Moin Karl, 

Thomas versteht Geistigkeit innerhalb seiner phänomenologisch-semantischen Systemtheorie interaktionistisch als Aspekt des Stofflichen. Du siehst die Bedeutungshaftigkeit als immaterielles Agens von Geistigkeit, das der Intentionalität folgen soll. Demgegenüber residieren Gedanken im Gehirn als neuronale Repräsentationen sinnlicher Wahrnehmungen. Warum sollen diese Repräsentationen keine Intentionen und damit auch Geistigkeit hervorbringen können? 

Wird die Vagheit dieser Sätze nicht klarer, wenn Geistigkeit mit Sprachlichkeit und Denken mit innerem Reden identifiziert wird? Die den Sprechakten inhärente Intentionalität übertrüge sich auf die Gedanken und gehörte ebenso zur Geistigkeit. Sprachanalytisch und handlungstheoretisch verlöre die Geist-Stoff-Differenz ihre Schärfe. Denn das alltägliche äußere Kreisen zwischen Wahrnehmungen, Gedanken und Tätigkeiten würde verlegt auf das innere Kreisen zwischen Sensorik, Kognition und Motorik, indem die jeweiligen neuronalen Repräsentationen nur noch unter sich interagierten.       
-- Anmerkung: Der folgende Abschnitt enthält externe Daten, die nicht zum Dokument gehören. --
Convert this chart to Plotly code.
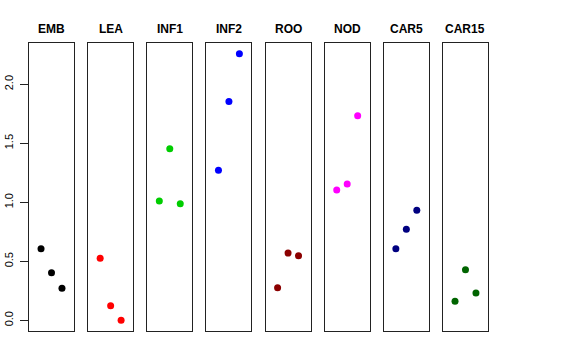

Dieses innere Kreisen schafft Freiheit in Möglichkeitsräumen — allerdings mit der Kehrseite von Beliebigkeit. Ohne alltägliche Bewährung im äußeren Kosmos gedeihen im inneren Kosmos Träume und Phantasien ebenso wie Utopien und Ideologien, so dass intuitive Vorurteile begründete Urteile ersetzen. Ab Morgen werden wir das mit der Amtseinführung Trumps wieder verstärkt zu erleiden haben.     

IT       


Am 19.01.2025 um 01:08 schrieb Karl Janssen über PhilWeb <philweb@lists.philo.at>:

Geistigkeit in ihrer - im üblichen Sprachgebrauch vorherrschenden - Bedeutung meint, neben dem neurologisch mentalen Vermögen zu entsprechend prozessualer Gehirnfunktion, die Verfügbarkeit zu hinreichender Inferenz, also die Befähigung, jeweils sinnliche Wahrnehmungen zutreffend zu interpretieren. Selbstredend sind hier bio-chemische Prozesse im Gange, die keinesfalls als Nicht-Stofflich beschrieben sein können. Geistigkeit setzt Denken und somit Gedanken voraus. Was sind also Gedanken?

Zunächst sind sie entsprechend als erkennbare Aktivitätsmuster im Gehirn nachweisbar und residieren dort als neuronale Repräsentation. Dieser quantitative Nachweis entbehrt jedoch jeder Möglichkeit einer qualitativen Aussage hinsichtlich seiner Intentionalität, also  der Bedeutungshaftigkeit des Gedankens. 

Diese Bedeutungshaftigkeit ist somit das immaterielle Agens von Geistigkeit.

Soweit (wieder mal)  zu fortgeschrittener Stunde meine Gedanken zum Gedanken, solchermaßen als frei erklärt, weil man sie glücklicherweise hinsichtlicher ihrer Intensionalität nicht lesen kann, somit ein immaterielles Grundelement der menschlichen Wesenheit sind.